** SOURCE MATERIAL **
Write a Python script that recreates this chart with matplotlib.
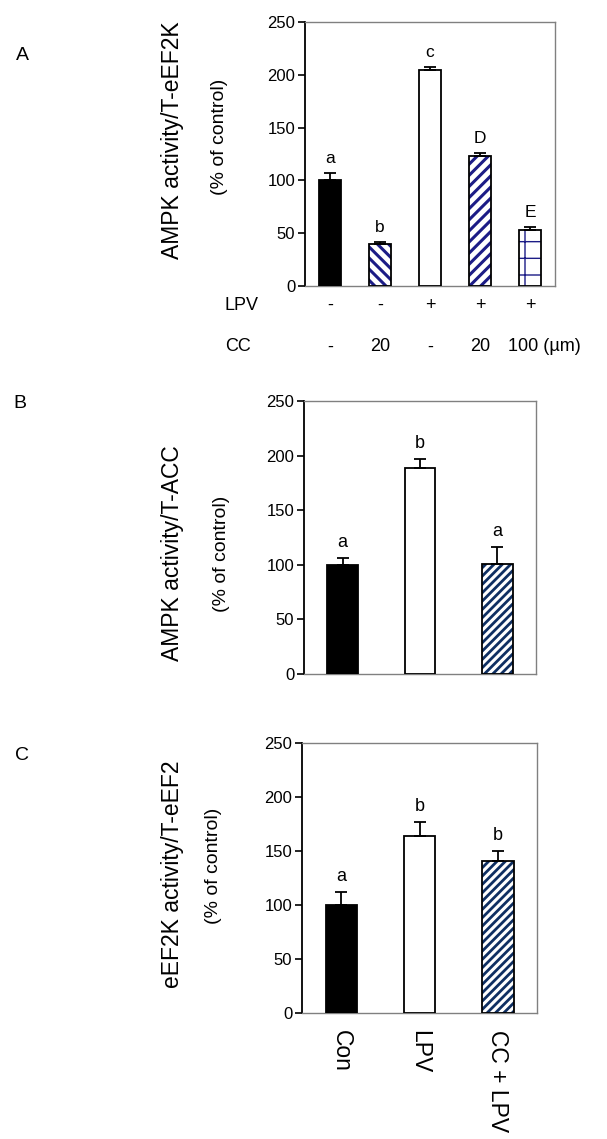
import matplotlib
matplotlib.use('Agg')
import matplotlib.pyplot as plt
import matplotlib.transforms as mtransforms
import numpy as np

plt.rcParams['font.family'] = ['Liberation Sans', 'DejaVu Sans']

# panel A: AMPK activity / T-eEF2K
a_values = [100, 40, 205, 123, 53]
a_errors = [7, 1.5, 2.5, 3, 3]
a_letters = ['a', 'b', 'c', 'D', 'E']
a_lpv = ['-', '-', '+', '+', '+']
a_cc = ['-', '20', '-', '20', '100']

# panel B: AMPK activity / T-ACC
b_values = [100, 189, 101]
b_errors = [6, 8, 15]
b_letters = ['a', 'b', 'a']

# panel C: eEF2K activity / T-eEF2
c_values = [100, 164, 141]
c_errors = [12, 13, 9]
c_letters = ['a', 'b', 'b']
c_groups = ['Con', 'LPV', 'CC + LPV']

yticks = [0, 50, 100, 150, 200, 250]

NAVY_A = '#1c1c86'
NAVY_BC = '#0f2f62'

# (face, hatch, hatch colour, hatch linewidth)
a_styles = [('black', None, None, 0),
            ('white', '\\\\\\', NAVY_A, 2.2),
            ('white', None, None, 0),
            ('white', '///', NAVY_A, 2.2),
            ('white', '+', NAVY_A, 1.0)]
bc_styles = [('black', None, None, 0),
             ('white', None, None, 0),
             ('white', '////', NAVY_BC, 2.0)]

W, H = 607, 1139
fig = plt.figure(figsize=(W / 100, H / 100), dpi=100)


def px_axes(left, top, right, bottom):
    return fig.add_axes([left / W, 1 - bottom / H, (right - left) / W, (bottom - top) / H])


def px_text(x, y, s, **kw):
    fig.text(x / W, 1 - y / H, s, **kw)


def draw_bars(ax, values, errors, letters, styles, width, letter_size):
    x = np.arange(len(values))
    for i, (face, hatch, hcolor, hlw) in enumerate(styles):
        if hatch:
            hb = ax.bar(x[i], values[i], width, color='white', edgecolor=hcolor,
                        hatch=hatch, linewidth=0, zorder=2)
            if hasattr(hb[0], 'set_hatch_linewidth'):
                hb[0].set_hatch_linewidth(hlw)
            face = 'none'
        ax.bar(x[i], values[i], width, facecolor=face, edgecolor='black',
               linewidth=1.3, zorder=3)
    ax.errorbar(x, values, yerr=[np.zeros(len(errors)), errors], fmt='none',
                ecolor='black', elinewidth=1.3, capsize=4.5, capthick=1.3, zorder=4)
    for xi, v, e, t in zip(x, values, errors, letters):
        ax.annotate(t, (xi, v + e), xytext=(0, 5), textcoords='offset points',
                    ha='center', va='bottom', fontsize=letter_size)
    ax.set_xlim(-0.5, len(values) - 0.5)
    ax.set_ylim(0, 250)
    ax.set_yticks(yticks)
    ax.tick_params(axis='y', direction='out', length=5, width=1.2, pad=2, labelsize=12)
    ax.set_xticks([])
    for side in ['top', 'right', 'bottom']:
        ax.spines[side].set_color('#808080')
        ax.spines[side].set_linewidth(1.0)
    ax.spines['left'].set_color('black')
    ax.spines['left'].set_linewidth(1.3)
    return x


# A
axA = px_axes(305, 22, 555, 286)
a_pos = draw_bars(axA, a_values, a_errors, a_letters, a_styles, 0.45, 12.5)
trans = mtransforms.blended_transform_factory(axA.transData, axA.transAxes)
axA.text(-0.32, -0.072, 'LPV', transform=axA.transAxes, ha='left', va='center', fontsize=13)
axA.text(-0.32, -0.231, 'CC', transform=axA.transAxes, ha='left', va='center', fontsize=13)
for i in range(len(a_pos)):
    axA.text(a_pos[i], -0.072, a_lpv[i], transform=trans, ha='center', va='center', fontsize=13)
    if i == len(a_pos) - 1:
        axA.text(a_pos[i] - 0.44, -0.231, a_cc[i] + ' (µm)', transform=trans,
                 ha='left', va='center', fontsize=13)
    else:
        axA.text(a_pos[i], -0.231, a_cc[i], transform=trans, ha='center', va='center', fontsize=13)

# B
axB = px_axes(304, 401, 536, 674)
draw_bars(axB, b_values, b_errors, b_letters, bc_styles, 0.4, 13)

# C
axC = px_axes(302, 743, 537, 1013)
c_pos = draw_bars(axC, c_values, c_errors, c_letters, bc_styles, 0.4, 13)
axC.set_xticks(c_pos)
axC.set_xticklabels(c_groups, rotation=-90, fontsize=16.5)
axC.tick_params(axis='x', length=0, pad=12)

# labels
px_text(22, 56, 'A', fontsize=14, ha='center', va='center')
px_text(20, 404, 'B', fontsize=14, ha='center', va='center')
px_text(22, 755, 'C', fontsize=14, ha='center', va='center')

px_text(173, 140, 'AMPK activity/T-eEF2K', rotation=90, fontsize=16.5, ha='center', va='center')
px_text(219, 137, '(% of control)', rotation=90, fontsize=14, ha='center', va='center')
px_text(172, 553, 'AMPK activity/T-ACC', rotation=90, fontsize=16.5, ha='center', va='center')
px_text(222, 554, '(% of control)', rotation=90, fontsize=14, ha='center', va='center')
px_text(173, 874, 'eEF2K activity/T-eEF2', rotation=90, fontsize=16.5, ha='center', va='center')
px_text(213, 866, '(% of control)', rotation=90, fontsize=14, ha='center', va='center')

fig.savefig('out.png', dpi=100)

** AIM **
Restate the whole listing above exactly, except for its images.

** TASK RESULT **
Write a Python script that recreates this chart with matplotlib.
import matplotlib
matplotlib.use('Agg')
import matplotlib.pyplot as plt
import matplotlib.transforms as mtransforms
import numpy as np

plt.rcParams['font.family'] = ['Liberation Sans', 'DejaVu Sans']

# panel A: AMPK activity / T-eEF2K
a_values = [100, 40, 205, 123, 53]
a_errors = [7, 1.5, 2.5, 3, 3]
a_letters = ['a', 'b', 'c', 'D', 'E']
a_lpv = ['-', '-', '+', '+', '+']
a_cc = ['-', '20', '-', '20', '100']

# panel B: AMPK activity / T-ACC
b_values = [100, 189, 101]
b_errors = [6, 8, 15]
b_letters = ['a', 'b', 'a']

# panel C: eEF2K activity / T-eEF2
c_values = [100, 164, 141]
c_errors = [12, 13, 9]
c_letters = ['a', 'b', 'b']
c_groups = ['Con', 'LPV', 'CC + LPV']

yticks = [0, 50, 100, 150, 200, 250]

NAVY_A = '#1c1c86'
NAVY_BC = '#0f2f62'

# (face, hatch, hatch colour, hatch linewidth)
a_styles = [('black', None, None, 0),
            ('white', '\\\\\\', NAVY_A, 2.2),
            ('white', None, None, 0),
            ('white', '///', NAVY_A, 2.2),
            ('white', '+', NAVY_A, 1.0)]
bc_styles = [('black', None, None, 0),
             ('white', None, None, 0),
             ('white', '////', NAVY_BC, 2.0)]

W, H = 607, 1139
fig = plt.figure(figsize=(W / 100, H / 100), dpi=100)


def px_axes(left, top, right, bottom):
    return fig.add_axes([left / W, 1 - bottom / H, (right - left) / W, (bottom - top) / H])


def px_text(x, y, s, **kw):
    fig.text(x / W, 1 - y / H, s, **kw)


def draw_bars(ax, values, errors, letters, styles, width, letter_size):
    x = np.arange(len(values))
    for i, (face, hatch, hcolor, hlw) in enumerate(styles):
        if hatch:
            hb = ax.bar(x[i], values[i], width, color='white', edgecolor=hcolor,
                        hatch=hatch, linewidth=0, zorder=2)
            if hasattr(hb[0], 'set_hatch_linewidth'):
                hb[0].set_hatch_linewidth(hlw)
            face = 'none'
        ax.bar(x[i], values[i], width, facecolor=face, edgecolor='black',
               linewidth=1.3, zorder=3)
    ax.errorbar(x, values, yerr=[np.zeros(len(errors)), errors], fmt='none',
                ecolor='black', elinewidth=1.3, capsize=4.5, capthick=1.3, zorder=4)
    for xi, v, e, t in zip(x, values, errors, letters):
        ax.annotate(t, (xi, v + e), xytext=(0, 5), textcoords='offset points',
                    ha='center', va='bottom', fontsize=letter_size)
    ax.set_xlim(-0.5, len(values) - 0.5)
    ax.set_ylim(0, 250)
    ax.set_yticks(yticks)
    ax.tick_params(axis='y', direction='out', length=5, width=1.2, pad=2, labelsize=12)
    ax.set_xticks([])
    for side in ['top', 'right', 'bottom']:
        ax.spines[side].set_color('#808080')
        ax.spines[side].set_linewidth(1.0)
    ax.spines['left'].set_color('black')
    ax.spines['left'].set_linewidth(1.3)
    return x


# A
axA = px_axes(305, 22, 555, 286)
a_pos = draw_bars(axA, a_values, a_errors, a_letters, a_styles, 0.45, 12.5)
trans = mtransforms.blended_transform_factory(axA.transData, axA.transAxes)
axA.text(-0.32, -0.072, 'LPV', transform=axA.transAxes, ha='left', va='center', fontsize=13)
axA.text(-0.32, -0.231, 'CC', transform=axA.transAxes, ha='left', va='center', fontsize=13)
for i in range(len(a_pos)):
    axA.text(a_pos[i], -0.072, a_lpv[i], transform=trans, ha='center', va='center', fontsize=13)
    if i == len(a_pos) - 1:
        axA.text(a_pos[i] - 0.44, -0.231, a_cc[i] + ' (µm)', transform=trans,
                 ha='left', va='center', fontsize=13)
    else:
        axA.text(a_pos[i], -0.231, a_cc[i], transform=trans, ha='center', va='center', fontsize=13)

# B
axB = px_axes(304, 401, 536, 674)
draw_bars(axB, b_values, b_errors, b_letters, bc_styles, 0.4, 13)

# C
axC = px_axes(302, 743, 537, 1013)
c_pos = draw_bars(axC, c_values, c_errors, c_letters, bc_styles, 0.4, 13)
axC.set_xticks(c_pos)
axC.set_xticklabels(c_groups, rotation=-90, fontsize=16.5)
axC.tick_params(axis='x', length=0, pad=12)

# labels
px_text(22, 56, 'A', fontsize=14, ha='center', va='center')
px_text(20, 404, 'B', fontsize=14, ha='center', va='center')
px_text(22, 755, 'C', fontsize=14, ha='center', va='center')

px_text(173, 140, 'AMPK activity/T-eEF2K', rotation=90, fontsize=16.5, ha='center', va='center')
px_text(219, 137, '(% of control)', rotation=90, fontsize=14, ha='center', va='center')
px_text(172, 553, 'AMPK activity/T-ACC', rotation=90, fontsize=16.5, ha='center', va='center')
px_text(222, 554, '(% of control)', rotation=90, fontsize=14, ha='center', va='center')
px_text(173, 874, 'eEF2K activity/T-eEF2', rotation=90, fontsize=16.5, ha='center', va='center')
px_text(213, 866, '(% of control)', rotation=90, fontsize=14, ha='center', va='center')

fig.savefig('out.png', dpi=100)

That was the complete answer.